- _AIM_:
Copy out, with no alterations, the lines below running from the one containing "Output the Python" to the one containing "460, 442, 420]", inclusive at each end; pictures are omitted.
**** EXTRACTED ENTRIES ****
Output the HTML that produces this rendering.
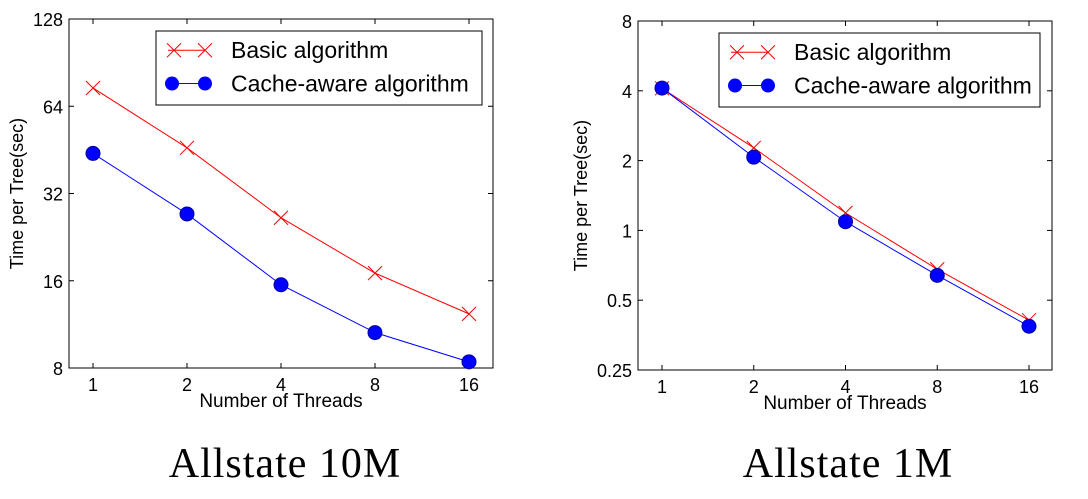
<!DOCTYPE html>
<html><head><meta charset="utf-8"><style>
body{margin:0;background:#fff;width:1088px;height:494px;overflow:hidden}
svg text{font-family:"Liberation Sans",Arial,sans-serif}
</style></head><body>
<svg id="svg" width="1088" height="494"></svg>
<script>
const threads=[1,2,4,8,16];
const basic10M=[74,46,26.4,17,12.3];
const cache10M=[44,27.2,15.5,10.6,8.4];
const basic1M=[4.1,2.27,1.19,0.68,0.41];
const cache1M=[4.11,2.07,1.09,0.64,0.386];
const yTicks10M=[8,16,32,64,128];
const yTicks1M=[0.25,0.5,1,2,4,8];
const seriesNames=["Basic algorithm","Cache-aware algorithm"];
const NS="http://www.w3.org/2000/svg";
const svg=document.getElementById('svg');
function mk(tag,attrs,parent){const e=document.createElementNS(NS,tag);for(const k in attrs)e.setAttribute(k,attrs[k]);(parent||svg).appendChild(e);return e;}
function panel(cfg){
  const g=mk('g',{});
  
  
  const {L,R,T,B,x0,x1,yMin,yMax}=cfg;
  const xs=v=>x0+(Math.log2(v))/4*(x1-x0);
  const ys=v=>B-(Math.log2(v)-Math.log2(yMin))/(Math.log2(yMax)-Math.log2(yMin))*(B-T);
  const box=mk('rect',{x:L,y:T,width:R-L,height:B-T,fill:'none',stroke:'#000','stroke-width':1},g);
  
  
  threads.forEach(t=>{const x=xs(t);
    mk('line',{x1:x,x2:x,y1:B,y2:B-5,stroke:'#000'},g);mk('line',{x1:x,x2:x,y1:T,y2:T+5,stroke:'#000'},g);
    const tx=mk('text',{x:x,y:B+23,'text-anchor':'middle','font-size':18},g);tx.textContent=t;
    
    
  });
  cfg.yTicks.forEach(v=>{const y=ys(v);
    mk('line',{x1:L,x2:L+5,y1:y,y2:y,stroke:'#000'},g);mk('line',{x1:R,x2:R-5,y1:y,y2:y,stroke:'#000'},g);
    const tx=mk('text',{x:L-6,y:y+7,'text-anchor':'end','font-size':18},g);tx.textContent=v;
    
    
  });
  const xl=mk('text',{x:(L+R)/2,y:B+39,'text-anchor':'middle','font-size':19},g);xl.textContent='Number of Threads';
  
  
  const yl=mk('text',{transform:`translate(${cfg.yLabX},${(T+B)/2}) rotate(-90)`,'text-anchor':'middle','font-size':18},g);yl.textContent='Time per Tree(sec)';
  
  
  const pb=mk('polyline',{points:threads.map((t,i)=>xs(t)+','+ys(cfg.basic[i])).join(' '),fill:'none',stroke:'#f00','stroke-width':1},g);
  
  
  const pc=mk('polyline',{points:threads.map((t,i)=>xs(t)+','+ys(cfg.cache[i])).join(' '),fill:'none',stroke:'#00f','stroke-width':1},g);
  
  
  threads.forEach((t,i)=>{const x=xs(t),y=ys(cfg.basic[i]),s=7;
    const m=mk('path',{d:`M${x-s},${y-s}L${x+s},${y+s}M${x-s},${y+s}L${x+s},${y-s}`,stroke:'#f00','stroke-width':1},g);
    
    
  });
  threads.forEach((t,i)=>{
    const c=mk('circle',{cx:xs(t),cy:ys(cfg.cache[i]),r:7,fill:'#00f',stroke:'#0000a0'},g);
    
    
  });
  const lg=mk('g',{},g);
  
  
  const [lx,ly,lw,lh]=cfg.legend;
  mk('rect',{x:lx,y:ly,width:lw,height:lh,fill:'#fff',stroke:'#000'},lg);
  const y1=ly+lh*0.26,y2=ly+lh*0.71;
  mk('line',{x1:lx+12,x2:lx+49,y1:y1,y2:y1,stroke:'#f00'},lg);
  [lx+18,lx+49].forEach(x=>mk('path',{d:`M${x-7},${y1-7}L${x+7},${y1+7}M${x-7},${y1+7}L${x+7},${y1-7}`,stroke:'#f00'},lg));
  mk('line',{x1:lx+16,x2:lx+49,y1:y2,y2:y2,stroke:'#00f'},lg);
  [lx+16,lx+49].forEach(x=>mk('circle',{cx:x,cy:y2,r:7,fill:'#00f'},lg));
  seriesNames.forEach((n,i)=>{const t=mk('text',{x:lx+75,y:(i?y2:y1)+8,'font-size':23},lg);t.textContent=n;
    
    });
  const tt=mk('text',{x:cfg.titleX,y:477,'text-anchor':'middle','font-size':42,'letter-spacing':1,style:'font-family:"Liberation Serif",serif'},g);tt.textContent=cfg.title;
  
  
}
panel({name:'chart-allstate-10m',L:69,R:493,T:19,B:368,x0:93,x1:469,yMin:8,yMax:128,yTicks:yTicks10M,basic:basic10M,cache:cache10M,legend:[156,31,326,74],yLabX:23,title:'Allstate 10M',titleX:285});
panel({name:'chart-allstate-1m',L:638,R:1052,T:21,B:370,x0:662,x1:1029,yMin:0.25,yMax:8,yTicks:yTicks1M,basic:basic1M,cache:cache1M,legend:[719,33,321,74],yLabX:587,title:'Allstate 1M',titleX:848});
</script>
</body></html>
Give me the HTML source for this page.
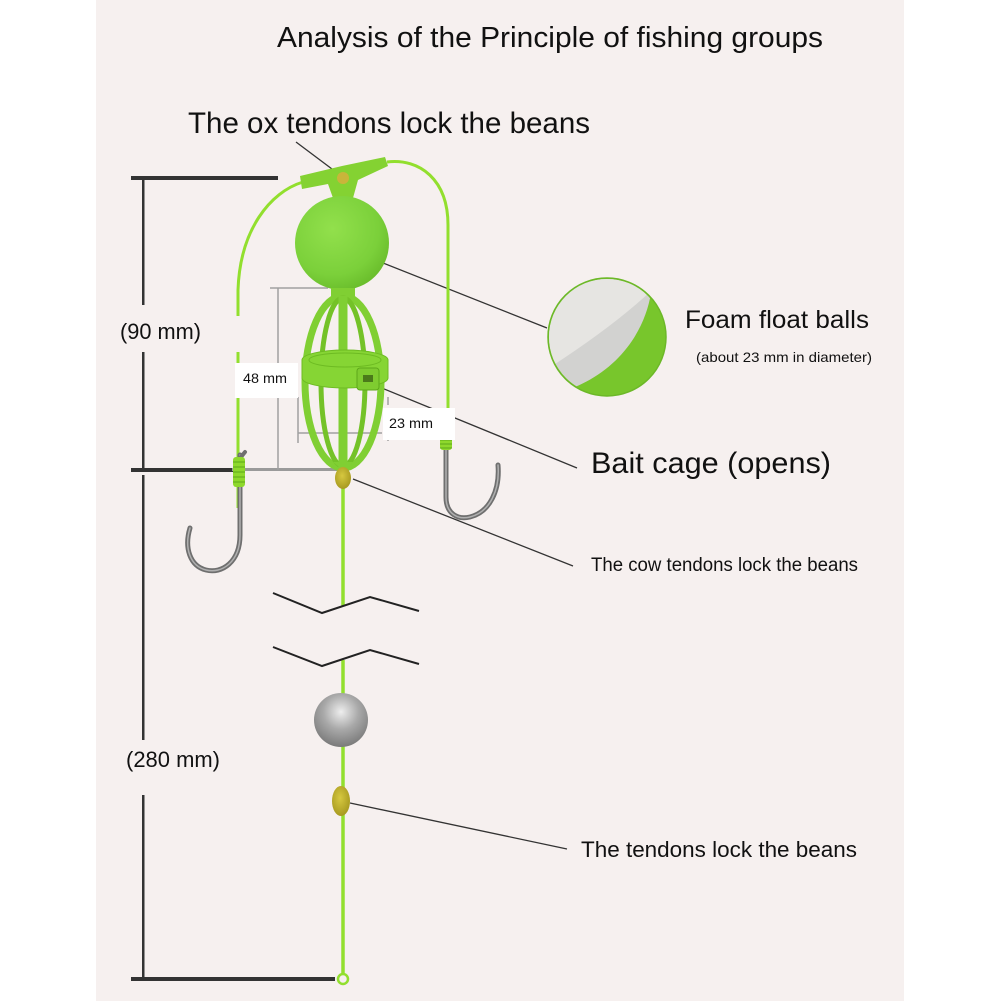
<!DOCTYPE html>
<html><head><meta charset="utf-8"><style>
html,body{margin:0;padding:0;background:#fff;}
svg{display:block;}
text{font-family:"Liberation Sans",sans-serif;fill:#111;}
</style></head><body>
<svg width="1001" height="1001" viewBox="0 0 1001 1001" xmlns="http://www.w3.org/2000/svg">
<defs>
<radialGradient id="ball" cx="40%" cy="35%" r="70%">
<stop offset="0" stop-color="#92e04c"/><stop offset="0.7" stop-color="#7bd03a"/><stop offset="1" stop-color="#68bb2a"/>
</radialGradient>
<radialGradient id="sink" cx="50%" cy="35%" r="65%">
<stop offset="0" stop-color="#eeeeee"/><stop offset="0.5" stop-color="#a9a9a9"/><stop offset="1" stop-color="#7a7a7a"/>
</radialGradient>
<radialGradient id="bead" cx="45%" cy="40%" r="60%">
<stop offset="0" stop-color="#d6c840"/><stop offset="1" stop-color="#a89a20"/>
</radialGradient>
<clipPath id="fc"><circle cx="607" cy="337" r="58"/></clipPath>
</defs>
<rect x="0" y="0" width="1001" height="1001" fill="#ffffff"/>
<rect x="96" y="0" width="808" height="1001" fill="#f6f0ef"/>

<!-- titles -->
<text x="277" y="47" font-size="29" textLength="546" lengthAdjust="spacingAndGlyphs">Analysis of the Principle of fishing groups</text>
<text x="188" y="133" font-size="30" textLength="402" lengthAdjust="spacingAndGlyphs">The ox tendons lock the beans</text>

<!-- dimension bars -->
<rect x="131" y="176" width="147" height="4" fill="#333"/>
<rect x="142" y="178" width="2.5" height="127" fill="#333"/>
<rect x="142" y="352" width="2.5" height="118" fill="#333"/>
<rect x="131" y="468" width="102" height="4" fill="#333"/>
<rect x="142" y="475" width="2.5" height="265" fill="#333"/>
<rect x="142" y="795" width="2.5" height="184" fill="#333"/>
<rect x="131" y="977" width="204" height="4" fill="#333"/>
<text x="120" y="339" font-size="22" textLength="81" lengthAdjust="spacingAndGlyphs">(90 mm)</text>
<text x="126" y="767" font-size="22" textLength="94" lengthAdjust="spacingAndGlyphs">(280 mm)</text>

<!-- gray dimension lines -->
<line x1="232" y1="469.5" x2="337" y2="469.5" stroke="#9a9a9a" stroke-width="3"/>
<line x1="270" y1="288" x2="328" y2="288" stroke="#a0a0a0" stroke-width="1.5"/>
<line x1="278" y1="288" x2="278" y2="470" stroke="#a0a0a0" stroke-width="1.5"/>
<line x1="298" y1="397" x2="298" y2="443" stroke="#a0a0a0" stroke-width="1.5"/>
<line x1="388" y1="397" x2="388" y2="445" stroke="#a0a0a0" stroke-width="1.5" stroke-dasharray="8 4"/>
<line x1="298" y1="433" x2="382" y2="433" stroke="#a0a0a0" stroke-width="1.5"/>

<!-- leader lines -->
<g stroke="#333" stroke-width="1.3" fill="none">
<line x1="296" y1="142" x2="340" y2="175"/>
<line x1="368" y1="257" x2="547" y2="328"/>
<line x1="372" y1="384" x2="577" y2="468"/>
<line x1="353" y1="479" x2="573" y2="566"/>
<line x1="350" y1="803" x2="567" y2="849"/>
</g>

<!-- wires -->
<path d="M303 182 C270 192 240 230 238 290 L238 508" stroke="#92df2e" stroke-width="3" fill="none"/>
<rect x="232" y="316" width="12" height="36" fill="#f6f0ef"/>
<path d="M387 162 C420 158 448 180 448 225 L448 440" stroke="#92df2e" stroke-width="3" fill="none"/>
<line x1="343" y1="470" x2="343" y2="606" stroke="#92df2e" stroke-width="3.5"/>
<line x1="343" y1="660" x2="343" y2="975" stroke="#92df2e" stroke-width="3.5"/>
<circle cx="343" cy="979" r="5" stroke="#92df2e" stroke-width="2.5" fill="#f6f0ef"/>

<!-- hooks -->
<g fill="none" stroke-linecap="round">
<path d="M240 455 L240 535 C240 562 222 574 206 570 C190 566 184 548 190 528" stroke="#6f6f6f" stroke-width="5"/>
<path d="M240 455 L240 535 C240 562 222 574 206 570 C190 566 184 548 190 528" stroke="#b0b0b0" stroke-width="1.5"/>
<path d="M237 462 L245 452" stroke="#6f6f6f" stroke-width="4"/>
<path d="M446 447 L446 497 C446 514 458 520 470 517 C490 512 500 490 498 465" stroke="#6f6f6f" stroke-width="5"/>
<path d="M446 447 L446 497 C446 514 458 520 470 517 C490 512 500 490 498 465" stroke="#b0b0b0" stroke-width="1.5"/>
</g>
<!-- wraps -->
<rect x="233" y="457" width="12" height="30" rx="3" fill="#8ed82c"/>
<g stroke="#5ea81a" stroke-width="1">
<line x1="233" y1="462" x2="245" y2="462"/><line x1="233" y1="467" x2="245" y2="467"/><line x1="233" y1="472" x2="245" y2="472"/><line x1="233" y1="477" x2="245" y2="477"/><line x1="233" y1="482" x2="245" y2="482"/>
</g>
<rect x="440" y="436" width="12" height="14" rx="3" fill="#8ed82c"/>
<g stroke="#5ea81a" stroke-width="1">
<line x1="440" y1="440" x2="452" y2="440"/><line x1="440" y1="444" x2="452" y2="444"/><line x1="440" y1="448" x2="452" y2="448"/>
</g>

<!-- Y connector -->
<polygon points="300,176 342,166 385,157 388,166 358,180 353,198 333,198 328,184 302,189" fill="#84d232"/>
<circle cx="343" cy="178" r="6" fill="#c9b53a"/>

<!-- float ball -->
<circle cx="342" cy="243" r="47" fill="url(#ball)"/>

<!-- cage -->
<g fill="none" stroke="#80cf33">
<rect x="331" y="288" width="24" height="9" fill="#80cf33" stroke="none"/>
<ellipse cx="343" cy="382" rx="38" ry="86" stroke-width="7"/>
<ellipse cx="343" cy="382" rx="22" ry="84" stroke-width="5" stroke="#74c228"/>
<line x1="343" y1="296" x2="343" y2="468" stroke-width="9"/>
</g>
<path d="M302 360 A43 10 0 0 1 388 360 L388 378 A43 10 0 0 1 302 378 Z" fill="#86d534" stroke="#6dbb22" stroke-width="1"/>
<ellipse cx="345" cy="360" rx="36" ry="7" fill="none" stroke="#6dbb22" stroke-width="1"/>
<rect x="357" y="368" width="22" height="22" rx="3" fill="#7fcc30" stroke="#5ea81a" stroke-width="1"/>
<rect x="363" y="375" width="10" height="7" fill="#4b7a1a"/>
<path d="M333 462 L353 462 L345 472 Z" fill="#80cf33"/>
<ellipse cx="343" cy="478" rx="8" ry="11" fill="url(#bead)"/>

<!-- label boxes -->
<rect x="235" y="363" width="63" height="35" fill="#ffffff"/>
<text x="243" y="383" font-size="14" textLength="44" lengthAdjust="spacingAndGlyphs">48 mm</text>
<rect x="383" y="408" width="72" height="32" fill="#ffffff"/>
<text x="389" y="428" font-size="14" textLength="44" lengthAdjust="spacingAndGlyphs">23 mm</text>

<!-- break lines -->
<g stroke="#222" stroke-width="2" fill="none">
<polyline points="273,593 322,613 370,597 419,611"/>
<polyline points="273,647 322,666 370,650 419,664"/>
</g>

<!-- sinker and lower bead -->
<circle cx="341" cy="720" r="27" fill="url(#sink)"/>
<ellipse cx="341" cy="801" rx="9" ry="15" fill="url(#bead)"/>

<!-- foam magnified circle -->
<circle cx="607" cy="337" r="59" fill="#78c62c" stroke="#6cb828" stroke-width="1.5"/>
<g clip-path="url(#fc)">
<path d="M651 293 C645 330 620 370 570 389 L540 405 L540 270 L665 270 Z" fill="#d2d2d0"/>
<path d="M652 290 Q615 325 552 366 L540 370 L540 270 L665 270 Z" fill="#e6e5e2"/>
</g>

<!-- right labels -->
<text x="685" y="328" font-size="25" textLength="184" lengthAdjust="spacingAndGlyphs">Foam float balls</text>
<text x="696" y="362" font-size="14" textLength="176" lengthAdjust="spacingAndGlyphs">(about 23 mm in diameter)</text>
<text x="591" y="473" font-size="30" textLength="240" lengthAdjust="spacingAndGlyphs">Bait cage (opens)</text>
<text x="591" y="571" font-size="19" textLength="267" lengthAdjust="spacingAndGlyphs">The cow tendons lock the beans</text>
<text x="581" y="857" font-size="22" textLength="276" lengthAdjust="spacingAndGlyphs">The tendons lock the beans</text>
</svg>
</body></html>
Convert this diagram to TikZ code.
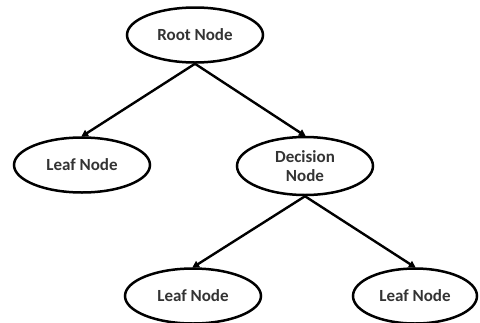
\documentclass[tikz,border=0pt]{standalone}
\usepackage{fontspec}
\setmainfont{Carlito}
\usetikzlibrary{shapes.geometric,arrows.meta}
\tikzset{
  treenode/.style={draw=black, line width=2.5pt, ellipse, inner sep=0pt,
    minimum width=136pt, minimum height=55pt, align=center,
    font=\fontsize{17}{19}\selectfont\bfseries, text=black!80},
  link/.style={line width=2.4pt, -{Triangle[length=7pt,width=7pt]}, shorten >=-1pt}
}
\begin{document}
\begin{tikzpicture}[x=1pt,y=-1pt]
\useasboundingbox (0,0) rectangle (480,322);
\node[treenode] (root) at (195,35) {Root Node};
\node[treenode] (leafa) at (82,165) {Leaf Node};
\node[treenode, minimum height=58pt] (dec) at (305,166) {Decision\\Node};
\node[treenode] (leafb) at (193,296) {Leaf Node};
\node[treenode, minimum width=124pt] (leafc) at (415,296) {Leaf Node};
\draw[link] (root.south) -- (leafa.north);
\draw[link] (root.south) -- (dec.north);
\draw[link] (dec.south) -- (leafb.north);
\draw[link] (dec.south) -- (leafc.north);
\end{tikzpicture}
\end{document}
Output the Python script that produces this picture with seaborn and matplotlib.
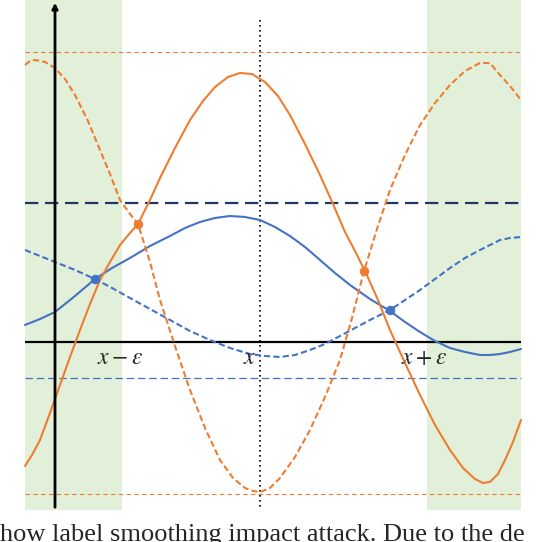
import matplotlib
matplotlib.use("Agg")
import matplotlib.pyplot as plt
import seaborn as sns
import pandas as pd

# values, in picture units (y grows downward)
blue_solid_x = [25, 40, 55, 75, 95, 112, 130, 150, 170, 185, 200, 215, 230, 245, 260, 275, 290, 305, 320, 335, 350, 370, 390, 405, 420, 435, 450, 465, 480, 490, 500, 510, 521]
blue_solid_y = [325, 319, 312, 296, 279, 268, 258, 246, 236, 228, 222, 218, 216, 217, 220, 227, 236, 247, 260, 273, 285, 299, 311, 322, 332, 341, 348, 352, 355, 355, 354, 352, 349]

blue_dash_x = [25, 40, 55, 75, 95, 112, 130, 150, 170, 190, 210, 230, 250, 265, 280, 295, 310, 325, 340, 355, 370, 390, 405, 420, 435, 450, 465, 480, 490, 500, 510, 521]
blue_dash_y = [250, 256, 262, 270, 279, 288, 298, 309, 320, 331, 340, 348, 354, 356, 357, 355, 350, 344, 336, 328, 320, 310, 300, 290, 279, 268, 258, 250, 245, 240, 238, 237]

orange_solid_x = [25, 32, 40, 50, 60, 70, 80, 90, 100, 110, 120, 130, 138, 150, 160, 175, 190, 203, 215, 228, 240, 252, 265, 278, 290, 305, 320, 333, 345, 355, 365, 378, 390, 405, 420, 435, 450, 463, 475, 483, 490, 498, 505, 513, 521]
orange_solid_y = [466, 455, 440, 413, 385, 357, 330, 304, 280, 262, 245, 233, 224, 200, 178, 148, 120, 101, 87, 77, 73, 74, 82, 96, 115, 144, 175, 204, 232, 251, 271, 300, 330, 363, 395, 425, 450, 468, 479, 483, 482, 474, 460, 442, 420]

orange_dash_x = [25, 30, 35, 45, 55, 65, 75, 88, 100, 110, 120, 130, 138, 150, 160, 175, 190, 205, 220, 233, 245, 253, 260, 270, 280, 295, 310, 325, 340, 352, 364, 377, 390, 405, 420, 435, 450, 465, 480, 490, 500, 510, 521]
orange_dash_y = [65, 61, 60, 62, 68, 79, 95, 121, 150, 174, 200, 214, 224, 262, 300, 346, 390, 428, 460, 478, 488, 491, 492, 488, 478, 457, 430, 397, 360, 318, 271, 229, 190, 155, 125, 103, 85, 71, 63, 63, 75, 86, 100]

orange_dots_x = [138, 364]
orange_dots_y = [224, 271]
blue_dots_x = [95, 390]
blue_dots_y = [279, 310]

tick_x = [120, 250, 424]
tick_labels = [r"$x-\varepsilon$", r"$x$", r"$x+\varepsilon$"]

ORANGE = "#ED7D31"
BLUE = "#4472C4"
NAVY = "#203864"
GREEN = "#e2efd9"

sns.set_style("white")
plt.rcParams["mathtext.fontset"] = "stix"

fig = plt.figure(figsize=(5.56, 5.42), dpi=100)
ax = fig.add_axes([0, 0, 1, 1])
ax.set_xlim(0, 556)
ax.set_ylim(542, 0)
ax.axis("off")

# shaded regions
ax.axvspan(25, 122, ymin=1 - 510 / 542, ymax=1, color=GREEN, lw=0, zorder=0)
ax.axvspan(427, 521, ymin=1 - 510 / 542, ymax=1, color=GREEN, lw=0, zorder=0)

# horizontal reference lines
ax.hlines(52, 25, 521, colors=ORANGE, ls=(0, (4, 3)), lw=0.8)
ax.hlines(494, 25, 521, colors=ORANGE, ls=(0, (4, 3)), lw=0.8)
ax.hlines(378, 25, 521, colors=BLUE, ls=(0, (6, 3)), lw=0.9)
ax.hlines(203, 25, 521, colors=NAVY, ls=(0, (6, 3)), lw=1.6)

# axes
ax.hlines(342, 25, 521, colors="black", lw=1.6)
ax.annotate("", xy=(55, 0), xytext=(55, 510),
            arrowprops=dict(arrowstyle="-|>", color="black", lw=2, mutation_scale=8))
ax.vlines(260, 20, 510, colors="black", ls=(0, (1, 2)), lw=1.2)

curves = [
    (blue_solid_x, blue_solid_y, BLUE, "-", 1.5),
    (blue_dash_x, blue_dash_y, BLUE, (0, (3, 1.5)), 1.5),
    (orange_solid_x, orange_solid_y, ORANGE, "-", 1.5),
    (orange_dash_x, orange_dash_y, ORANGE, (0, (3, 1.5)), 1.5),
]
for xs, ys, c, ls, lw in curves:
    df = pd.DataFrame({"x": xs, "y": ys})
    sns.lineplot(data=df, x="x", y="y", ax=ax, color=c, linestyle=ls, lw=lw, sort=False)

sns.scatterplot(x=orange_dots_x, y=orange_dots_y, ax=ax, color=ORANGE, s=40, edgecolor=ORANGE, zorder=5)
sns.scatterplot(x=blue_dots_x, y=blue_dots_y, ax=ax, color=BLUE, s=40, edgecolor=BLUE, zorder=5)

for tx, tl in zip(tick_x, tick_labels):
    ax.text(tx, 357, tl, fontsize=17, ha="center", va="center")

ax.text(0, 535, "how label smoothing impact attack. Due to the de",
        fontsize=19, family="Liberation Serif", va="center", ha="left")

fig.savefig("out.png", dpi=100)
****
- _TASK RESPONSE_:
Output the Python script that produces this picture with seaborn and matplotlib.
import matplotlib
matplotlib.use("Agg")
import matplotlib.pyplot as plt
import seaborn as sns
import pandas as pd

# values, in picture units (y grows downward)
blue_solid_x = [25, 40, 55, 75, 95, 112, 130, 150, 170, 185, 200, 215, 230, 245, 260, 275, 290, 305, 320, 335, 350, 370, 390, 405, 420, 435, 450, 465, 480, 490, 500, 510, 521]
blue_solid_y = [325, 319, 312, 296, 279, 268, 258, 246, 236, 228, 222, 218, 216, 217, 220, 227, 236, 247, 260, 273, 285, 299, 311, 322, 332, 341, 348, 352, 355, 355, 354, 352, 349]

blue_dash_x = [25, 40, 55, 75, 95, 112, 130, 150, 170, 190, 210, 230, 250, 265, 280, 295, 310, 325, 340, 355, 370, 390, 405, 420, 435, 450, 465, 480, 490, 500, 510, 521]
blue_dash_y = [250, 256, 262, 270, 279, 288, 298, 309, 320, 331, 340, 348, 354, 356, 357, 355, 350, 344, 336, 328, 320, 310, 300, 290, 279, 268, 258, 250, 245, 240, 238, 237]

orange_solid_x = [25, 32, 40, 50, 60, 70, 80, 90, 100, 110, 120, 130, 138, 150, 160, 175, 190, 203, 215, 228, 240, 252, 265, 278, 290, 305, 320, 333, 345, 355, 365, 378, 390, 405, 420, 435, 450, 463, 475, 483, 490, 498, 505, 513, 521]
orange_solid_y = [466, 455, 440, 413, 385, 357, 330, 304, 280, 262, 245, 233, 224, 200, 178, 148, 120, 101, 87, 77, 73, 74, 82, 96, 115, 144, 175, 204, 232, 251, 271, 300, 330, 363, 395, 425, 450, 468, 479, 483, 482, 474, 460, 442, 420]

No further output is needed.